On our last day visiting, my cousin led us on a hike through the woods on their property. We’d done this hike the year before and the kids were looking forward to the views at the top. My youngest even promised that he wouldn’t ask me to carry him at all this year. We started off great, trying to identify tracks and scat along the way. We even saw a skull of what seemed to be a squirrel, or at least something of similar size.
As we ascended the last hill before arriving at our destination, Crystal Rock, my middle daughter tripped and fell. I stopped to see if she was okay and then heard my youngest cry while simultaneously feeling a pinch on my leg. I swatted away a bug from my leg and turned to realize my youngest had just been stung by a bee on his leg, while my middle daughter scraped her leg. My middle has always been tough and recovered quickly from the scrape, but my youngest feels pain more. We all took a breath, and everyone tried to calm him down. I gave him some ice from my water bottle and we asked if he wanted to turn back or keep going. He opted to keep going (so proud of him!) and so off we went. We made it there and sat atop the rock, looking at the views.

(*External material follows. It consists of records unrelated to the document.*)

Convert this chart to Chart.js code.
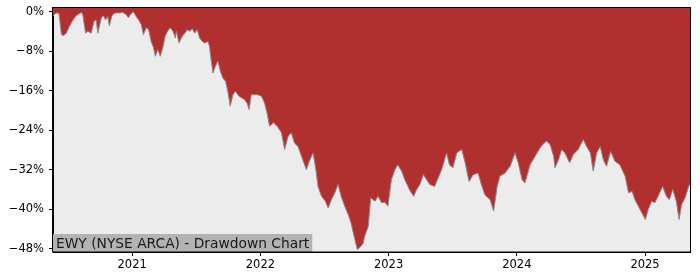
<!DOCTYPE html>
<html lang="en">
<head>
    <meta charset="UTF-8">
    <title>EWY Drawdown Chart</title>
    <style>
        html, body { margin: 0; padding: 0; background: #fff; }
        #wrap { width: 700px; height: 280px; }
    </style>
</head>
<body>
    <div id="wrap"><canvas id="ddChart" width="700" height="280"></canvas></div>

    <script src="https://cdn.jsdelivr.net/npm/chart.js"></script>
    <script>
        // trading dates (roughly weekly)
        const dates = [
            '2020-05-20','2020-05-29','2020-06-06','2020-06-13','2020-06-19','2020-06-27','2020-07-06','2020-07-14',
            '2020-07-20','2020-07-30','2020-08-09','2020-08-13','2020-08-21','2020-08-27','2020-09-06','2020-09-14',
            '2020-09-20','2020-09-25','2020-10-05','2020-10-11','2020-10-17','2020-10-23','2020-10-28','2020-11-04',
            '2020-11-12','2020-11-26','2020-12-05','2020-12-15','2020-12-21','2020-12-29','2021-01-05','2021-01-12',
            '2021-01-20','2021-01-27','2021-02-02','2021-02-10','2021-02-17','2021-02-24','2021-03-03','2021-03-08',
            '2021-03-15','2021-03-22','2021-03-29','2021-04-05','2021-04-12','2021-04-19','2021-04-27','2021-05-04',
            '2021-05-07','2021-05-14','2021-05-24','2021-05-31','2021-06-07','2021-06-14','2021-06-21','2021-06-28',
            '2021-07-05','2021-07-12','2021-07-20','2021-07-26','2021-08-05','2021-08-09','2021-08-13','2021-08-19',
            '2021-08-26','2021-09-02','2021-09-09','2021-09-16','2021-09-24','2021-10-01','2021-10-07','2021-10-15',
            '2021-10-22','2021-11-01','2021-11-08','2021-11-17','2021-11-24','2021-11-30','2021-12-06','2021-12-16',
            '2021-12-24','2022-01-04','2022-01-13','2022-01-21','2022-01-27','2022-02-07','2022-02-18','2022-03-02',
            '2022-03-11','2022-03-21','2022-03-30','2022-04-08','2022-04-18','2022-04-28','2022-05-12','2022-05-20',
            '2022-05-31','2022-06-08','2022-06-14','2022-06-24','2022-07-05','2022-07-13','2022-07-22','2022-08-01',
            '2022-08-10','2022-08-19','2022-08-29','2022-09-08','2022-09-16','2022-09-27','2022-10-04','2022-10-11',
            '2022-10-20','2022-10-25','2022-11-04','2022-11-11','2022-11-23','2022-12-02','2022-12-12','2022-12-21',
            '2022-12-30','2023-01-09','2023-01-19','2023-01-27','2023-02-07','2023-02-16','2023-03-01','2023-03-13',
            '2023-03-22','2023-03-31','2023-04-10','2023-04-19','2023-04-28','2023-05-12','2023-05-22','2023-06-01',
            '2023-06-15','2023-06-23','2023-07-03','2023-07-14','2023-07-28','2023-08-07','2023-08-18','2023-08-30',
            '2023-09-13','2023-09-22','2023-10-02','2023-10-17','2023-10-27','2023-11-06','2023-11-14','2023-11-28',
            '2023-12-13','2023-12-27','2024-01-05','2024-01-16','2024-01-24','2024-02-08','2024-02-22','2024-03-07',
            '2024-03-15','2024-03-26','2024-04-05','2024-04-15','2024-04-19','2024-04-29','2024-05-08','2024-05-17',
            '2024-05-31','2024-06-10','2024-06-24','2024-07-09','2024-07-18','2024-07-29','2024-08-06','2024-08-16',
            '2024-08-26','2024-09-04','2024-09-13','2024-09-25','2024-10-07','2024-10-21','2024-11-05','2024-11-15',
            '2024-11-25','2024-12-03','2024-12-13','2024-12-20','2025-01-02','2025-01-10','2025-01-20','2025-01-29',
            '2025-02-07','2025-02-20','2025-03-03','2025-03-11','2025-03-21','2025-03-31','2025-04-08','2025-04-15',
            '2025-04-25','2025-05-05','2025-05-09'
        ];

        // drawdown from running peak, in percent
        const drawdown = [
            -0.8, -0.2, -0.3, -4.6, -4.8, -4.3, -2.9, -1.9,
            -1.2, -0.5, -0.1, -0.5, -4.3, -3.9, -4.3, -1.9,
            -1.6, -4.3, -1.2, -0.8, -1.6, -0.9, -2.8, -0.8,
            -0.2, -0.2, -0.1, -0.5, -1.2, -0.3, 0.0, -0.9,
            -1.7, -2.6, -4.6, -3.2, -3.6, -6.0, -7.3, -9.0,
            -7.6, -9.0, -7.3, -4.9, -3.9, -3.2, -3.9, -5.3,
            -3.9, -6.3, -4.9, -4.3, -3.6, -3.9, -3.4, -4.3,
            -3.6, -5.3, -6.0, -6.3, -6.0, -7.0, -9.3, -12.4,
            -11.0, -10.0, -12.0, -13.4, -14.1, -16.4, -19.1, -16.8,
            -16.1, -17.1, -17.4, -17.8, -18.5, -19.8, -16.8, -16.8,
            -16.8, -17.1, -18.5, -20.8, -23.2, -22.5, -23.2, -24.5,
            -27.9, -25.2, -24.5, -26.6, -27.3, -29.3, -32.0, -30.3,
            -28.6, -32.0, -35.4, -37.4, -38.4, -39.8, -38.1, -36.7,
            -35.0, -37.4, -39.4, -41.1, -42.8, -46.2, -48.2, -47.8,
            -47.0, -45.5, -43.5, -37.7, -38.4, -37.4, -38.7, -38.6,
            -39.4, -34.0, -32.0, -31.0, -32.3, -34.0, -36.0, -37.4,
            -36.0, -35.0, -33.0, -34.0, -35.0, -35.4, -33.7, -32.0,
            -28.6, -31.0, -31.6, -28.6, -27.9, -30.6, -34.4, -33.0,
            -32.7, -35.0, -37.1, -38.1, -40.4, -35.4, -33.3, -32.7,
            -31.3, -28.6, -30.6, -34.0, -34.7, -31.0, -29.3, -27.6,
            -26.9, -26.2, -26.9, -29.3, -31.6, -30.0, -27.9, -28.6,
            -30.6, -28.9, -27.9, -25.9, -27.3, -28.6, -32.3, -28.6,
            -27.3, -30.0, -31.3, -28.3, -30.3, -31.0, -33.3, -36.7,
            -36.4, -38.1, -39.4, -40.4, -42.1, -40.1, -38.4, -38.7,
            -37.4, -35.4, -37.4, -38.1, -36.0, -38.4, -42.1, -39.1,
            -37.7, -35.4, -35.0
        ];

        const yearTicks = [2021, 2022, 2023, 2024, 2025];
        const pctTicks = [0, -8, -16, -24, -32, -40, -48];
        const chartTitle = 'EWY (NYSE ARCA) - Drawdown Chart';

        // date string -> fractional year so a plain linear axis can be used
        function toYear(s) {
            const d = new Date(s + 'T00:00:00Z');
            const y = d.getUTCFullYear();
            const start = Date.UTC(y, 0, 1);
            const end = Date.UTC(y + 1, 0, 1);
            return y + (d.getTime() - start) / (end - start);
        }

        const points = dates.map((d, i) => ({ x: toYear(d), y: drawdown[i] }));

        const frame = {
            id: 'frame',
            beforeDraw(chart) {
                const a = chart.chartArea;
                const ctx = chart.ctx;
                ctx.save();
                ctx.fillStyle = '#ececec';
                ctx.fillRect(a.left, a.top, a.right - a.left, a.bottom - a.top);
                ctx.restore();
            },
            afterDraw(chart) {
                const a = chart.chartArea;
                const ctx = chart.ctx;
                ctx.save();
                // caption box, bottom left
                ctx.font = '13.8px "DejaVu Sans"';
                const w = ctx.measureText(chartTitle).width;
                ctx.fillStyle = '#b3b3b3';
                ctx.fillRect(a.left, a.bottom - 18, w + 6, 18);
                ctx.fillStyle = '#1a1a1a';
                ctx.textBaseline = 'alphabetic';
                ctx.fillText(chartTitle, a.left + 3, a.bottom - 4.5);
                // box around plot
                ctx.strokeStyle = '#000';
                ctx.lineWidth = 1;
                ctx.strokeRect(Math.round(a.left) - 0.5, Math.round(a.top) + 0.5,
                    Math.round(a.right - a.left) + 1, Math.round(a.bottom - a.top) - 0.5);
                ctx.restore();
            }
        };

        const ctx = document.getElementById('ddChart').getContext('2d');
        new Chart(ctx, {
            type: 'line',
            data: {
                datasets: [{
                    data: points,
                    fill: 'end',
                    backgroundColor: '#b03030',
                    borderColor: '#8a8a8a',
                    borderWidth: 1,
                    pointRadius: 0,
                    tension: 0
                }]
            },
            options: {
                responsive: false,
                animation: false,
                events: [],
                layout: { padding: { top: 7, right: 10, left: 0, bottom: 0 } },
                plugins: {
                    legend: { display: false },
                    tooltip: { enabled: false }
                },
                scales: {
                    x: {
                        type: 'linear',
                        min: points[0].x,
                        max: points[points.length - 1].x,
                        afterBuildTicks: axis => { axis.ticks = yearTicks.map(v => ({ value: v })); },
                        afterFit: axis => {
                            axis.height = 28;
                            axis.paddingLeft = 0;
                            axis.paddingRight = 0;
                        },
                        grid: { drawOnChartArea: false, drawTicks: true, tickLength: 4, color: '#000' },
                        border: { display: true, color: '#000' },
                        ticks: {
                            color: '#000',
                            font: { family: 'DejaVu Sans', size: 11.5 },
                            padding: 2,
                            maxRotation: 0,
                            autoSkip: false,
                            callback: v => String(v)
                        }
                    },
                    y: {
                        min: -48.7,
                        max: 1.0,
                        afterBuildTicks: axis => { axis.ticks = pctTicks.map(v => ({ value: v })); },
                        afterFit: axis => {
                            axis.width = 53;
                            axis.paddingTop = 0;
                            axis.paddingBottom = 0;
                        },
                        grid: { drawOnChartArea: false, drawTicks: true, tickLength: 4, color: '#000' },
                        border: { display: true, color: '#000' },
                        ticks: {
                            color: '#000',
                            font: { family: 'DejaVu Sans', size: 11.5 },
                            padding: 5,
                            autoSkip: false,
                            callback: v => (v < 0 ? '\u2212' + Math.abs(v) : v) + '%'
                        }
                    }
                }
            },
            plugins: [frame]
        });
    </script>
</body>
</html>
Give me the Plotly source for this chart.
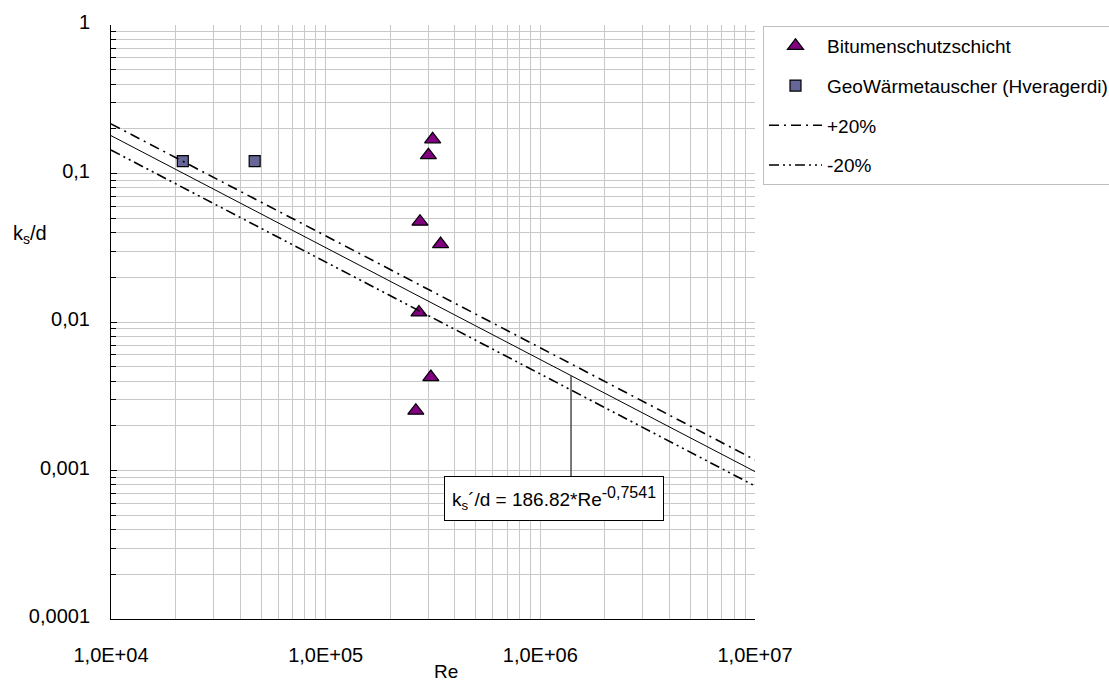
import plotly.graph_objects as go

# ---- data ----
re_bitumen = [3.15e5, 3.01e5, 2.75e5, 3.43e5, 2.72e5, 3.09e5, 2.63e5]
ks_bitumen = [0.170, 0.133, 0.0474, 0.0335, 0.0116, 0.00426, 0.00253]

re_geo = [2.16e4, 4.67e4]
ks_geo = [0.121, 0.121]

fit_coef = 186.82
fit_exp = -0.7541
fit_re = [1.0e4, 1.0e7]
band_factors = {"+20%": 1.2, "-20%": 0.8}

leader_re = 1.39e6
leader_bottom = 9.04e-4

x_tickvals = [1e4, 1e5, 1e6, 1e7]
x_ticktext = ["1,0E+04", "1,0E+05", "1,0E+06", "1,0E+07"]
y_tickvals = [1e-4, 1e-3, 1e-2, 1e-1, 1]
y_ticktext = ["0,0001", "0,001", "0,01", "0,1", "1"]

minor_x = [m * 10 ** e for e in range(4, 7) for m in range(2, 10)]
minor_y = [m * 10 ** e for e in range(-4, 0) for m in range(2, 10)]

FONT = "Liberation Sans, Arial, sans-serif"

fit_vals = [fit_coef * r ** fit_exp for r in fit_re]

fig = go.Figure()

fig.add_trace(go.Scatter(
    x=re_bitumen, y=ks_bitumen, mode="markers", name="Bitumenschutzschicht",
    legendgroup="a",
    marker=dict(symbol="triangle-up", size=14, color="#800080",
                line=dict(color="black", width=1.2)),
))
fig.add_trace(go.Scatter(
    x=re_geo, y=ks_geo, mode="markers", name="GeoWärmetauscher (Hveragerdi)",
    legendgroup="b",
    marker=dict(symbol="square", size=11, color="#666699",
                line=dict(color="black", width=1.2)),
))
fig.add_trace(go.Scatter(
    x=fit_re, y=[v * band_factors["+20%"] for v in fit_vals], mode="lines",
    name="+20%", legendgroup="c",
    line=dict(color="black", width=1.6, dash="10px,5px,2px,5px"),
))
fig.add_trace(go.Scatter(
    x=fit_re, y=[v * band_factors["-20%"] for v in fit_vals], mode="lines",
    name="-20%", legendgroup="d",
    line=dict(color="black", width=1.6, dash="10px,4px,2px,4px,2px,4px"),
))
fig.add_trace(go.Scatter(
    x=fit_re, y=fit_vals, mode="lines", showlegend=False,
    line=dict(color="black", width=1),
))
fig.add_trace(go.Scatter(
    x=[leader_re, leader_re], y=[fit_coef * leader_re ** fit_exp, leader_bottom],
    mode="lines", showlegend=False, line=dict(color="#4d4d4d", width=1.5),
))

L, R, T, B = 111, 1109 - 755, 25, 684 - 619
PW, PH = 1109 - L - R, 684 - T - B

def px(x):
    return (x - L) / PW

def py(y):
    return (684 - B - y) / PH

fig.update_layout(
    width=1109, height=684,
    margin=dict(l=L, r=R, t=T, b=B, autoexpand=False),
    paper_bgcolor="white", plot_bgcolor="white",
    font=dict(family=FONT, size=19, color="black"),
    showlegend=True,
    legend=dict(
        x=px(763), y=py(26), xanchor="left", yanchor="top",
        bgcolor="white", bordercolor="#bfbfbf", borderwidth=1,
        font=dict(family=FONT, size=19, color="black"),
        tracegroupgap=12, itemwidth=53, traceorder="grouped",
    ),
    xaxis=dict(
        type="log", range=[4, 7], tickmode="array", tickvals=x_tickvals,
        ticktext=x_ticktext, showgrid=True, gridcolor="#c8c8c8", gridwidth=1,
        showline=True, linecolor="black", linewidth=1, ticks="", zeroline=False,
        ticklabelstandoff=18,
        minor=dict(tickmode="array", tickvals=minor_x, showgrid=True,
                   gridcolor="#c8c8c8", gridwidth=1, ticks=""),
        tickfont=dict(family=FONT, size=20, color="black"),
    ),
    yaxis=dict(
        type="log", range=[-4, 0], tickmode="array", tickvals=y_tickvals,
        ticktext=y_ticktext, showgrid=True, gridcolor="#c8c8c8", gridwidth=1,
        showline=True, linecolor="black", linewidth=1, ticks="inside",
        ticklen=6, tickcolor="black", zeroline=False, ticklabelstandoff=16,
        ticklabelshift=-3,
        minor=dict(tickmode="array", tickvals=minor_y, showgrid=True,
                   gridcolor="#c8c8c8", gridwidth=1, ticks="inside", ticklen=5,
                   tickcolor="black"),
        tickfont=dict(family=FONT, size=20, color="black"),
    ),
    annotations=[
        dict(text="k<sub>s</sub>´/d = 186.82*Re<sup><span style=\"font-size:16px\">-0,7541</span></sup>",
             xref="paper", yref="paper", x=px(664), y=py(498),
             xanchor="right", yanchor="middle", showarrow=False,
             bgcolor="white", bordercolor="black", borderwidth=1, borderpad=7,
             font=dict(family=FONT, size=19, color="black")),
        dict(text="k<sub>s</sub>/d", xref="paper", yref="paper",
             x=px(30), y=py(235), xanchor="center", yanchor="middle",
             showarrow=False, font=dict(family=FONT, size=20, color="black")),
        dict(text="Re", xref="paper", yref="paper",
             x=px(446), y=0, yshift=-(684 - 619), xanchor="center", yanchor="bottom",
             showarrow=False, font=dict(family=FONT, size=19, color="black")),
    ],
)

fig.write_html("out.html", config={"displayModeBar": False},
               post_script="document.body.style.margin='0px';")
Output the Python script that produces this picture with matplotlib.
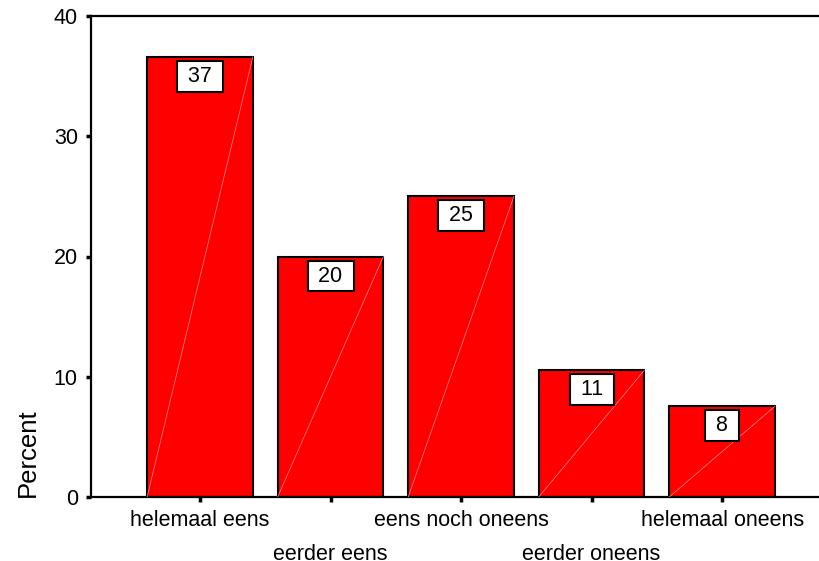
import matplotlib.pyplot as plt

plt.rcParams['font.family'] = ['Liberation Sans', 'DejaVu Sans']

categories = ['helemaal eens', 'eerder eens', 'eens noch oneens',
              'eerder oneens', 'helemaal oneens']
percent = [36.6, 20.0, 25.0, 10.55, 7.55]
y_ticks = [0, 10, 20, 30, 40]

fig = plt.figure(figsize=(8.2, 5.61), dpi=100)
ax = fig.add_axes([91 / 820, 64 / 561, 729 / 820, 481 / 561])

x = list(range(len(categories)))
width = 0.81
bars = ax.bar(x, percent, width=width, color='#ff0000',
              edgecolor='black', linewidth=1.5, zorder=2)

# Faint diagonal running through each bar.
for xi, h in zip(x, percent):
    ax.plot([xi - width / 2, xi + width / 2], [0, h], color='#ff9090',
            linewidth=0.5, zorder=3)

# Value boxes hanging just below the top of each bar.
for xi, h in zip(x, percent):
    ax.annotate(f' {h:.0f} ', xy=(xi, h), xytext=(0, -6.5),
                textcoords='offset points', ha='center', va='top',
                fontsize=15.5, zorder=4,
                bbox=dict(boxstyle='square,pad=0.23', facecolor='white',
                          edgecolor='black', linewidth=1.5))

ax.set_xlim(-0.835, 4.75)
ax.set_ylim(0, 40)
ax.set_yticks(y_ticks)
ax.set_xticks(x)
ax.set_xticklabels(categories, fontsize=15.5)
ax.tick_params(axis='y', labelsize=15.5, pad=6)
ax.tick_params(direction='out', length=3.5, width=2.5, color='black')

# Stagger the category labels on two rows.
for i, tick in enumerate(ax.xaxis.get_major_ticks()):
    tick.set_pad(6 if i % 2 == 0 else 30)

ax.spines['right'].set_visible(False)
for side in ['left', 'bottom', 'top']:
    ax.spines[side].set_linewidth(1.6)

ax.set_ylabel('Percent', fontsize=18.5, loc='bottom', labelpad=10)

fig.savefig('out.png', dpi=100)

The way back was more difficult. Each time my son’s calf brushed against something, he was reminded of the pain of the bee sting again. I tried to distract him, trying to use math which is one of my favorite ways to distract my brain. I even taught him to multiply by two’s and then three’s, but his patience was wearing thin. I promised to carry him once we got to flatter ground and that I did. Off and on for the rest of the hike, I’d carry him in the flat parts and put him down when I tired or it got steeper.
As we were nearing the end of our hike, one of my cousins said I was reminding him of a story he learned in school about a god that carried its child around and became stronger and stronger. And with that my mind busied again, trying to glean the wisdom that God was showing me through this circumstance.
I began to wonder what ways I’m carrying my child, building my strength while stunting his growth.
Like a caterpillar turning into a butterfly, struggle often plays a key role in our growth, but struggle is also meant to be shared (Romans 12:15).
How do I know whether I am sharing a burden too big for another or just bearing a load they are meant to carry?
All too often, it’s easier just to do things than watch a loved one struggle. But it’s a fine line between helping and hurting. My brother had limited mobility due to his physical disabilities, and we emphasized how important it was for him to do what he could for himself. I’d get angry when others would take away the little independence he had. And yet, there were times he needed to be carried, to be pushed, to be helped. Navigating those choices about when to do something for someone and when to let them struggle is hard. I am sure I fail to recognize which is which more than I get it right. And so, I will continue to pray for God to give me His wisdom in these circumstances and am incredibly thankful for his grace when I get it wrong.
P.S. I tried to find this story this week but the closest I found was Atlas carrying the weight of the world on his shoulders. Does anyone know if there is another story closer to my cousin’s memory?
Galatians 6:2-5 Carry each other’s burdens, and in this way you will fulfill the law of Christ. If anyone thinks they are something when they are not, they deceive themselves. Each one should test their own actions. Then they can take pride in themselves alone, without comparing themselves to someone else, for each one should carry their own load.